The exercise: Exclude the pictures, then repeat the remaining data exactly.

Provided data:
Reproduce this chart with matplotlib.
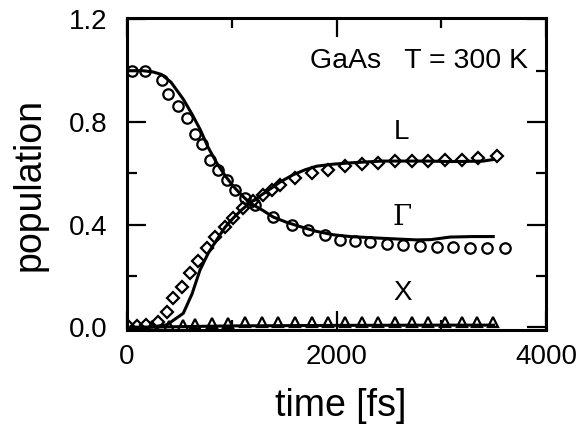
import matplotlib
matplotlib.use("Agg")
import matplotlib.pyplot as plt
from matplotlib.ticker import MultipleLocator

plt.rcParams['font.family'] = ['Liberation Sans', 'DejaVu Sans']

# Gamma valley, simulation (circles) and model (line)
gamma_t = [45, 172, 331, 394, 490, 569, 649, 713, 792, 871, 951, 1031, 1126, 1221,
           1396, 1571, 1730, 1889, 2032, 2176, 2319, 2478, 2637, 2796, 2955, 3114,
           3273, 3432, 3607]
gamma_v = [1.0, 1.0, 0.963, 0.911, 0.863, 0.817, 0.752, 0.713, 0.654, 0.615, 0.576,
           0.537, 0.504, 0.478, 0.43, 0.40, 0.378, 0.361, 0.341, 0.335, 0.331, 0.326,
           0.322, 0.318, 0.315, 0.315, 0.311, 0.309, 0.309]
gamma_fit_t = [0, 150, 250, 331, 420, 537, 617, 697, 776, 856, 935, 1014, 1094, 1174,
               1300, 1396, 1520, 1651, 1800, 1969, 2128, 2400, 2600, 2764, 2900, 3082,
               3300, 3496]
gamma_fit_v = [1.0, 1.0, 0.995, 0.985, 0.955, 0.889, 0.833, 0.772, 0.70, 0.641, 0.592,
               0.55, 0.515, 0.485, 0.455, 0.43, 0.41, 0.393, 0.375, 0.361, 0.354, 0.348,
               0.344, 0.341, 0.342, 0.352, 0.354, 0.354]

# L valley (diamonds)
L_t = [20, 100, 180, 299, 379, 442, 522, 601, 680, 761, 840, 935, 1014, 1110, 1205,
       1300, 1380, 1460, 1603, 1762, 1921, 2080, 2240, 2398, 2557, 2717, 2875, 3034,
       3194, 3352, 3528]
L_v = [0.0, 0.005, 0.01, 0.022, 0.061, 0.113, 0.159, 0.211, 0.257, 0.309, 0.354, 0.393,
       0.426, 0.465, 0.491, 0.517, 0.537, 0.556, 0.583, 0.602, 0.615, 0.628, 0.635,
       0.641, 0.648, 0.648, 0.65, 0.654, 0.654, 0.661, 0.667]
L_fit_t = [0, 200, 380, 537, 620, 697, 776, 856, 935, 1014, 1094, 1174, 1333, 1460,
           1587, 1700, 1810, 1969, 2128, 2430, 2875, 3100, 3400, 3496]
L_fit_v = [0, 0, 0.01, 0.055, 0.13, 0.224, 0.29, 0.341, 0.39, 0.426, 0.458, 0.485,
           0.53, 0.566, 0.595, 0.614, 0.628, 0.636, 0.641, 0.648, 0.648, 0.646, 0.648,
           0.654]

# X valley (triangles)
X_t = [240, 400, 537, 649, 808, 967, 1126, 1285, 1444, 1603, 1762, 1921, 2080, 2240,
       2398, 2557, 2717, 2875, 3034, 3194, 3337, 3496]
X_v = [0.004, 0.007, 0.01, 0.013, 0.016, 0.018, 0.02, 0.021, 0.022, 0.022, 0.022,
       0.022, 0.023, 0.023, 0.023, 0.023, 0.023, 0.023, 0.023, 0.023, 0.023, 0.023]
X_fit_t = [0, 500, 1000, 2000, 3000, 3500]
X_fit_v = [0, 0.003, 0.006, 0.008, 0.009, 0.009]

fig = plt.figure(figsize=(5.84, 4.25), dpi=100)
ax = fig.add_axes([0.2175, 0.2235, 0.7175, 0.734])

mk = dict(linestyle='none', markerfacecolor='none', markeredgecolor='black',
          markeredgewidth=1.6, markersize=7.5)
ax.plot(gamma_t, gamma_v, marker='o', **mk)
ax.plot(L_t, L_v, marker='D', **dict(mk, markersize=6.3))
ax.plot(X_t, X_v, marker='^', **mk)
ax.plot(gamma_fit_t, gamma_fit_v, color='black', lw=2.2)
ax.plot(L_fit_t, L_fit_v, color='black', lw=2.2)
ax.plot(X_fit_t, X_fit_v, color='black', lw=2.2)

ax.set_xlim(0, 4000)
ax.set_ylim(-0.01, 1.205)
ax.set_xticks([0, 2000, 4000])
ax.set_yticks([0.0, 0.4, 0.8, 1.2])
ax.set_yticklabels(['0.0', '0.4', '0.8', '1.2'])
ax.xaxis.set_minor_locator(MultipleLocator(1000))
ax.yaxis.set_minor_locator(MultipleLocator(0.2))
ax.tick_params(which='both', direction='in', top=True, right=True, width=1.6,
               labelsize=20)
ax.tick_params(which='major', length=14)
ax.tick_params(which='minor', length=7)
ax.tick_params(axis='y', pad=14)
ax.tick_params(axis='x', pad=10)
for s in ax.spines.values():
    s.set_linewidth(2.2)

ax.set_xlabel('time [fs]', fontsize=27)
ax.set_ylabel('population', fontsize=27)
ax.yaxis.set_label_coords(-0.19, 0.465)
ax.xaxis.set_label_coords(0.51, -0.185)

ax.text(3830, 1.037, 'GaAs   T = 300 K', fontsize=20.5, ha='right', va='center')
ax.text(2621, 0.76, 'L', fontsize=20, ha='center', va='center')
ax.text(2621, 0.43, 'Γ', fontsize=20, ha='center', va='center', family='DejaVu Serif')
ax.text(2630, 0.134, 'X', fontsize=20, ha='center', va='center')

fig.savefig('out.png', dpi=100)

Result for this exercise:
Reproduce this chart with matplotlib.
import matplotlib
matplotlib.use("Agg")
import matplotlib.pyplot as plt
from matplotlib.ticker import MultipleLocator

plt.rcParams['font.family'] = ['Liberation Sans', 'DejaVu Sans']

# Gamma valley, simulation (circles) and model (line)
gamma_t = [45, 172, 331, 394, 490, 569, 649, 713, 792, 871, 951, 1031, 1126, 1221,
           1396, 1571, 1730, 1889, 2032, 2176, 2319, 2478, 2637, 2796, 2955, 3114,
           3273, 3432, 3607]
gamma_v = [1.0, 1.0, 0.963, 0.911, 0.863, 0.817, 0.752, 0.713, 0.654, 0.615, 0.576,
           0.537, 0.504, 0.478, 0.43, 0.40, 0.378, 0.361, 0.341, 0.335, 0.331, 0.326,
           0.322, 0.318, 0.315, 0.315, 0.311, 0.309, 0.309]
gamma_fit_t = [0, 150, 250, 331, 420, 537, 617, 697, 776, 856, 935, 1014, 1094, 1174,
               1300, 1396, 1520, 1651, 1800, 1969, 2128, 2400, 2600, 2764, 2900, 3082,
               3300, 3496]
gamma_fit_v = [1.0, 1.0, 0.995, 0.985, 0.955, 0.889, 0.833, 0.772, 0.70, 0.641, 0.592,
               0.55, 0.515, 0.485, 0.455, 0.43, 0.41, 0.393, 0.375, 0.361, 0.354, 0.348,
               0.344, 0.341, 0.342, 0.352, 0.354, 0.354]

# L valley (diamonds)
L_t = [20, 100, 180, 299, 379, 442, 522, 601, 680, 761, 840, 935, 1014, 1110, 1205,
       1300, 1380, 1460, 1603, 1762, 1921, 2080, 2240, 2398, 2557, 2717, 2875, 3034,
       3194, 3352, 3528]
L_v = [0.0, 0.005, 0.01, 0.022, 0.061, 0.113, 0.159, 0.211, 0.257, 0.309, 0.354, 0.393,
       0.426, 0.465, 0.491, 0.517, 0.537, 0.556, 0.583, 0.602, 0.615, 0.628, 0.635,
       0.641, 0.648, 0.648, 0.65, 0.654, 0.654, 0.661, 0.667]
L_fit_t = [0, 200, 380, 537, 620, 697, 776, 856, 935, 1014, 1094, 1174, 1333, 1460,
           1587, 1700, 1810, 1969, 2128, 2430, 2875, 3100, 3400, 3496]
L_fit_v = [0, 0, 0.01, 0.055, 0.13, 0.224, 0.29, 0.341, 0.39, 0.426, 0.458, 0.485,
           0.53, 0.566, 0.595, 0.614, 0.628, 0.636, 0.641, 0.648, 0.648, 0.646, 0.648,
           0.654]

# X valley (triangles)
X_t = [240, 400, 537, 649, 808, 967, 1126, 1285, 1444, 1603, 1762, 1921, 2080, 2240,
       2398, 2557, 2717, 2875, 3034, 3194, 3337, 3496]
X_v = [0.004, 0.007, 0.01, 0.013, 0.016, 0.018, 0.02, 0.021, 0.022, 0.022, 0.022,
       0.022, 0.023, 0.023, 0.023, 0.023, 0.023, 0.023, 0.023, 0.023, 0.023, 0.023]
X_fit_t = [0, 500, 1000, 2000, 3000, 3500]
X_fit_v = [0, 0.003, 0.006, 0.008, 0.009, 0.009]

fig = plt.figure(figsize=(5.84, 4.25), dpi=100)
ax = fig.add_axes([0.2175, 0.2235, 0.7175, 0.734])

mk = dict(linestyle='none', markerfacecolor='none', markeredgecolor='black',
          markeredgewidth=1.6, markersize=7.5)
ax.plot(gamma_t, gamma_v, marker='o', **mk)
ax.plot(L_t, L_v, marker='D', **dict(mk, markersize=6.3))
ax.plot(X_t, X_v, marker='^', **mk)
ax.plot(gamma_fit_t, gamma_fit_v, color='black', lw=2.2)
ax.plot(L_fit_t, L_fit_v, color='black', lw=2.2)
ax.plot(X_fit_t, X_fit_v, color='black', lw=2.2)

ax.set_xlim(0, 4000)
ax.set_ylim(-0.01, 1.205)
ax.set_xticks([0, 2000, 4000])
ax.set_yticks([0.0, 0.4, 0.8, 1.2])
ax.set_yticklabels(['0.0', '0.4', '0.8', '1.2'])
ax.xaxis.set_minor_locator(MultipleLocator(1000))
ax.yaxis.set_minor_locator(MultipleLocator(0.2))
ax.tick_params(which='both', direction='in', top=True, right=True, width=1.6,
               labelsize=20)
ax.tick_params(which='major', length=14)
ax.tick_params(which='minor', length=7)
ax.tick_params(axis='y', pad=14)
ax.tick_params(axis='x', pad=10)
for s in ax.spines.values():
    s.set_linewidth(2.2)

ax.set_xlabel('time [fs]', fontsize=27)
ax.set_ylabel('population', fontsize=27)
ax.yaxis.set_label_coords(-0.19, 0.465)
ax.xaxis.set_label_coords(0.51, -0.185)

ax.text(3830, 1.037, 'GaAs   T = 300 K', fontsize=20.5, ha='right', va='center')
ax.text(2621, 0.76, 'L', fontsize=20, ha='center', va='center')
ax.text(2621, 0.43, 'Γ', fontsize=20, ha='center', va='center', family='DejaVu Serif')
ax.text(2630, 0.134, 'X', fontsize=20, ha='center', va='center')

fig.savefig('out.png', dpi=100)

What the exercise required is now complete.